The FOMC’s first meeting of the year comes on Wednesday – so the outcome in the early hours of our Thursday morning. Though no change in the fed funds rate target is a given the language surrounding recent market events, global growth issues and domestic inflation expectations, will all be of keen interest. We suspect the Fed will not want to appear overly dovish in its statement for fears of adding to the prevailing market pessimism about the (global) economic outlook.

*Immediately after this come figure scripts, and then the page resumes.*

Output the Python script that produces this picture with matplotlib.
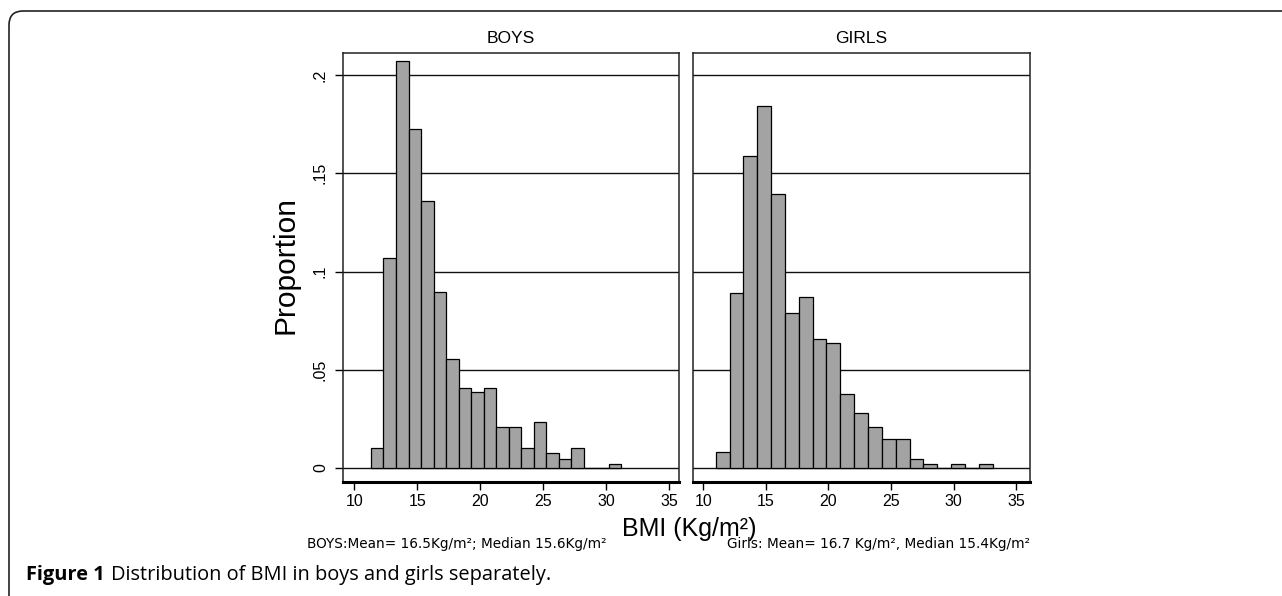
import matplotlib
matplotlib.use("Agg")
import matplotlib.pyplot as plt
from matplotlib.patches import FancyBboxPatch
import numpy as np

# histogram data (proportion per bin)
boys_start = 11.32
boys_width = 0.995
boys_prop = [0.0102, 0.107, 0.207, 0.1725, 0.136, 0.0898, 0.0556, 0.0407, 0.0385, 0.0407,
             0.0208, 0.0208, 0.0100, 0.0234, 0.0076, 0.0044, 0.0102, 0.0, 0.0, 0.002]

girls_start = 10.99
girls_width = 1.106
girls_prop = [0.0081, 0.089, 0.159, 0.184, 0.1395, 0.079, 0.0868, 0.0658, 0.0636, 0.0376,
              0.028, 0.021, 0.0149, 0.0149, 0.0046, 0.002, 0.0, 0.002, 0.0, 0.002]

x_ticks = [10, 15, 20, 25, 30, 35]
y_ticks = [0, 0.05, 0.1, 0.15, 0.2]
y_tick_labels = ["0", ".05", ".1", ".15", ".2"]

panel_titles = ["BOYS", "GIRLS"]
boys_note = "BOYS:Mean= 16.5Kg/m²; Median 15.6Kg/m²"
girls_note = "Girls: Mean= 16.7 Kg/m², Median 15.4Kg/m²"
caption_bold = "Figure 1"
caption_text = "Distribution of BMI in boys and girls separately."

W, H = 1282, 596
plt.rcParams["font.family"] = ["Liberation Sans", "DejaVu Sans"]

fig = plt.figure(figsize=(W / 100, H / 100), dpi=100)

# outer frame with rounded top-left corner
frame = FancyBboxPatch((9 / W, -0.2), 1.2, 0.2 + (1 - 11 / H),
                       boxstyle="round,pad=0,rounding_size=0.011",
                       mutation_aspect=W / H, transform=fig.transFigure,
                       facecolor="none", edgecolor="#222222", linewidth=1.2)
fig.add_artist(frame)


def draw_panel(rect, start, width, props, xlim, title, show_y):
    ax = fig.add_axes(rect)
    edges = start + width * np.arange(len(props))
    ax.bar(edges, props, width=width, align="edge", color="#a3a3a3",
           edgecolor="black", linewidth=0.9, zorder=3)
    ax.set_xlim(*xlim)
    ax.set_ylim(-0.00712, 0.2112)
    ax.set_yticks(y_ticks)
    ax.set_xticks(x_ticks)
    ax.yaxis.grid(True, color="#111111", linewidth=1.0)
    ax.set_axisbelow(True)
    for s in ["left", "right", "top"]:
        ax.spines[s].set_linewidth(1.1)
        ax.spines[s].set_color("#222222")
    ax.spines["bottom"].set_linewidth(2.2)
    ax.tick_params(axis="x", direction="out", length=5.8, width=1.0,
                   labelsize=11.5, pad=3)
    if show_y:
        ax.set_yticklabels(y_tick_labels, rotation=90, va="center")
        ax.tick_params(axis="y", direction="out", length=5.8, width=1.0,
                       labelsize=11.5, pad=5)
    else:
        ax.tick_params(axis="y", left=False, labelleft=False)
    fig.text(rect[0] + rect[2] / 2, 1 - 38.6 / H, title, ha="center",
             va="center", fontsize=12.5)
    return ax


ax_b = draw_panel([343 / W, 1 - 482 / H, 336 / W, 429 / H], boys_start,
                  boys_width, boys_prop, (9.10, 35.79), panel_titles[0], True)
ax_g = draw_panel([692.7 / W, 1 - 482 / H, 337.3 / W, 429 / H], girls_start,
                  girls_width, girls_prop, (9.15, 36.10), panel_titles[1], False)

fig.text(286 / W, 1 - 265 / H, "Proportion", rotation=90, ha="center",
         va="center", fontsize=21.5)
fig.text(689 / W, 1 - 529 / H, "BMI (Kg/m²)", ha="center", va="center",
         fontsize=18)
note_font = ["DejaVu Sans"]
fig.text(307 / W, 1 - 544 / H, boys_note, ha="left", va="center",
         fontsize=9.8, family=note_font)
fig.text(1030 / W, 1 - 544 / H, girls_note, ha="right", va="center",
         fontsize=9.8, family=note_font)

# caption: bold label followed by regular text
cap_font = ["Open Sans", "DejaVu Sans"]
cap1 = fig.text(26 / W, 1 - 575 / H, caption_bold, ha="left", va="center",
                fontsize=14.4, fontweight="bold", family=cap_font)
renderer = fig.canvas.get_renderer()
bb = cap1.get_window_extent(renderer)
fig.text((bb.x1 + 6) / W, 1 - 575 / H, caption_text, ha="left", va="center",
         fontsize=14.4, family=cap_font)

fig.savefig("out.png", dpi=100)
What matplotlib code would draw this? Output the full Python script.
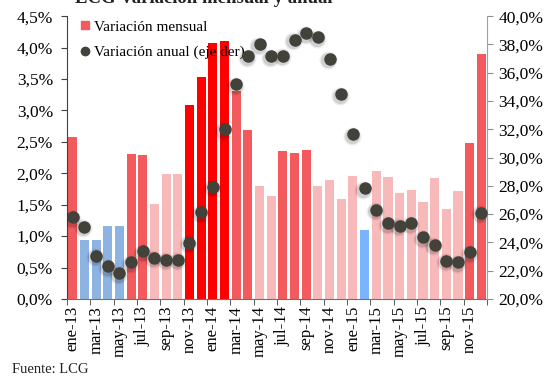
import matplotlib
matplotlib.use("Agg")
import matplotlib.pyplot as plt
from matplotlib.lines import Line2D
from matplotlib.ticker import FuncFormatter
import numpy as np

meses = ["ene", "feb", "mar", "abr", "may", "jun",
         "jul", "ago", "sep", "oct", "nov", "dic"]
etiquetas = [f"{m}-{a}" for a in ("13", "14", "15") for m in meses]

# variacion mensual (%), eje izquierdo
mensual = [2.57, 0.93, 0.94, 1.16, 1.16, 2.31, 2.29, 1.51, 1.99, 1.99, 3.08, 3.53,
           4.07, 4.10, 3.31, 2.69, 1.80, 1.64, 2.36, 2.32, 2.37, 1.80, 1.89, 1.59,
           1.96, 1.10, 2.04, 1.94, 1.69, 1.73, 1.54, 1.92, 1.43, 1.72, 2.48, 3.89]

# variacion anual (%), eje derecho
anual = [25.78, 25.12, 23.07, 22.30, 21.81, 22.58, 23.36, 22.89, 22.75, 22.75, 23.95, 26.14,
         27.94, 31.99, 35.18, 37.16, 38.00, 37.16, 37.21, 38.33, 38.80, 38.52, 36.97, 34.46,
         31.64, 27.83, 26.30, 25.36, 25.17, 25.36, 24.37, 23.81, 22.70, 22.58, 23.31, 26.11]

# tono de cada barra
tono = ["m", "b", "b", "b", "b", "m", "m", "l", "l", "l", "r", "r",
        "r", "r", "m", "m", "l", "l", "m", "m", "m", "l", "l", "l",
        "l", "c", "l", "l", "l", "l", "l", "l", "l", "l", "m", "m"]

paleta = {"m": "#F25A5D", "r": "#FF0000", "l": "#F8B9BA",
          "b": "#8DB3E2", "c": "#7AB4FF"}
DOT = "#42423A"
SERIF = ["Liberation Serif", "DejaVu Serif"]

plt.rcParams["font.family"] = SERIF

fig = plt.figure(figsize=(5.53, 3.76), dpi=100)
ax = fig.add_axes([0.121, 0.205, 0.760, 0.752])
x = np.arange(len(mensual))
ax.bar(x, mensual, width=0.78, color=[paleta[t] for t in tono], zorder=2)
ax.set_xlim(-0.5, len(mensual) - 0.5)
ax.set_ylim(0, 4.5)
ax.set_yticks(np.arange(0, 4.51, 0.5))
ax.yaxis.set_major_formatter(FuncFormatter(lambda v, p: f"{v:.1f}%".replace(".", ",")))

ax.set_xticks(x[::2])
ax.set_xticklabels(etiquetas[::2], rotation=90)
ax.set_xticks(np.arange(-0.5, len(mensual), 2), minor=True)
ax.tick_params(axis="x", which="major", length=0, labelsize=12, pad=5)
ax.tick_params(axis="x", which="minor", length=4, direction="out", color="#404040")
ax.tick_params(axis="y", length=4, labelsize=12.5, pad=6, color="#404040")

for s in ("top", "right"):
    ax.spines[s].set_visible(False)
ax.spines["left"].set_color("#404040")
ax.spines["bottom"].set_color("#707070")

ax2 = ax.twinx()
ax2.set_ylim(20, 40)
ax2.set_yticks(np.arange(20, 40.1, 2))
ax2.yaxis.set_major_formatter(FuncFormatter(lambda v, p: f"{v:.1f}%".replace(".", ",")))
ax2.tick_params(axis="y", length=4, labelsize=12.5, pad=4, color="#909090")
for s in ("top", "left", "bottom"):
    ax2.spines[s].set_visible(False)
ax2.spines["right"].set_color("#a0a0a0")

# sombra difusa de los puntos
for ms, al in ((13, 0.07), (11, 0.12)):
    ax2.plot(x - 0.1, np.array(anual) - 0.1, "o", ms=ms, color="#000000",
             alpha=al, mec="none", zorder=2)
ax2.plot(x, anual, "o", ms=9, color=DOT, mec="none", zorder=3)

handles = [Line2D([], [], marker="s", ls="none", color=paleta["m"], ms=6),
           Line2D([], [], marker="o", ls="none", color=DOT, ms=6)]
ax.legend(handles, ["Variación mensual", "Variación anual (eje der)"],
          loc="upper left", bbox_to_anchor=(0.0, 1.035), frameon=False,
          fontsize=11, handlelength=0.6, handletextpad=0.3, labelspacing=0.75)

fig.text(0.135, 0.991, "LCG Variación mensual y anual", fontsize=13.5,
         fontweight="bold", va="baseline", ha="left", color="#222222")
fig.text(0.022, 0.008, "Fuente: LCG", fontsize=10.5, color="#222222")

fig.savefig("out.png", dpi=100)
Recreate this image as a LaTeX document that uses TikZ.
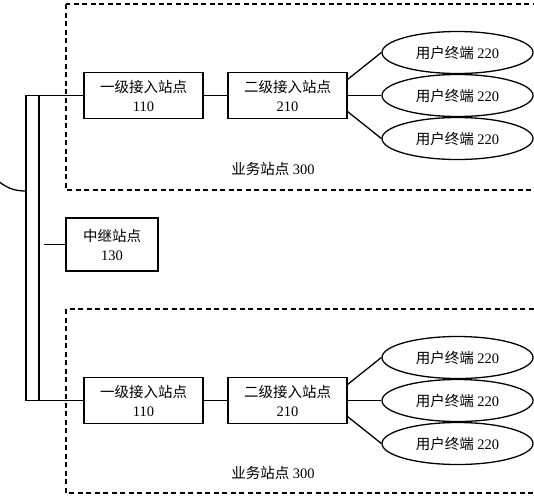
\documentclass[tikz,border=0pt]{standalone}
\usepackage{fontspec}
\setmainfont{Liberation Serif}
\newfontfamily\cjk{Noto Sans CJK SC}
\usetikzlibrary{shapes.geometric}
\newcommand{\zh}[1]{{\cjk #1}}

\tikzset{
  stationbox/.style={draw, line width=1.3pt, minimum width=119pt, minimum height=46pt, align=center, inner sep=0pt},
  relaybox/.style={draw, line width=1.3pt, minimum width=92pt, minimum height=53pt, align=center, inner sep=0pt},
  terminal/.style={draw, ellipse, line width=1.3pt, minimum width=151pt, minimum height=42pt, inner sep=0pt},
  siteframe/.style={draw, line width=1.2pt, dash pattern=on 5pt off 3.5pt},
  link/.style={line width=1.3pt}
}

\begin{document}
\begin{tikzpicture}[x=1pt, y=-1pt, font=\fontsize{14.5}{19}\selectfont]
\path[use as bounding box, clip] (0,0) rectangle (534,499);

% service sites
\draw[siteframe] (66,4) rectangle (545,190);
\draw[siteframe] (66,309) rectangle (545,493);
\node (s1) at (273,169) {\zh{业务站点} 300};
\node (s2) at (273,473) {\zh{业务站点} 300};

% stations and terminals
\foreach \i/\y in {1/95.5, 2/400.5} {
  \node[stationbox] (a\i) at (143.5,\y) {\zh{一级接入站点}\\110};
  \node[stationbox] (b\i) at (287.5,\y) {\zh{二级接入站点}\\210};
  \draw[link] (a\i) -- (b\i);
  \foreach \j/\d/\a in {1/-43/15, 2/0/0, 3/43/-15} {
    \node[terminal] (t\i\j) at (457.5,\y+\d) {\zh{用户终端} 220};
    \draw[link] (b\i.\a) -- (t\i\j.west);
  }
}

% relay
\node[relaybox] (r) at (112,244.5) {\zh{中继站点}\\130};

% bus
\coordinate (o1) at (26,95.5);
\coordinate (o2) at (26,400.5);
\coordinate (i1) at (39,95.5);
\coordinate (i2) at (39,400.5);
\coordinate (rj) at (44,244.5);
\coordinate (c) at (26,191);
\draw[link] (a1.west) -- (o1) -- (o2) -- (a2.west);
\draw[link] (i1) -- (i2);
\draw[link] (rj) -- (r.west);
\draw[link] (c) .. controls (14,191) and (6,188) .. (-4,179);
\end{tikzpicture}
\end{document}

Then on Thursday we’ll get the outcome of the RBNZ’s first policy meeting of the year. Again, no change expected at this juncture but the language will be market sensitive.

The BoJ meets Friday with its decision due hot on the heels of the latest (December) CPI, retail sales and industrial production data. On balance we expect no change to the current ¥80tn annual QE pace, but a likely downgrade to inflation projections will have some suggesting the BoJ is limbering up for a possible change a little later in the year. We can’t completely rule out a ‘surprise’ easing this week though, after BoJ Governor Kuroda speaking in Davos said that inflation expectations have taken a bit of a hit, that 2/3rds of the government bond market is still not yet bought by the BoJ and that if necessary to reach its (inflation) target, the BoJ can expand QE.

To cap the week we’ll get the first estimate of US Q4 GDP on Friday. Market estimates have been tumbling in the past week or more, with the current consensus sitting at just 0.8% (annualised growth) not far from the Atlanta’s Fed’s latest GDPNow’ forecast for 0.7%.

Overnight

On global stock markets, the S&P 500 was +2.00%. Bond markets saw US 10-years +2.08bp to 2.05%. On commodity markets, Brent crude oil +10.02% to $32.18, gold-0.2% to $1,096, iron ore +2.2% to $42.20. AUD is at 0.7002 and the range since Friday’s local close has been 0.6995 to 0.7046.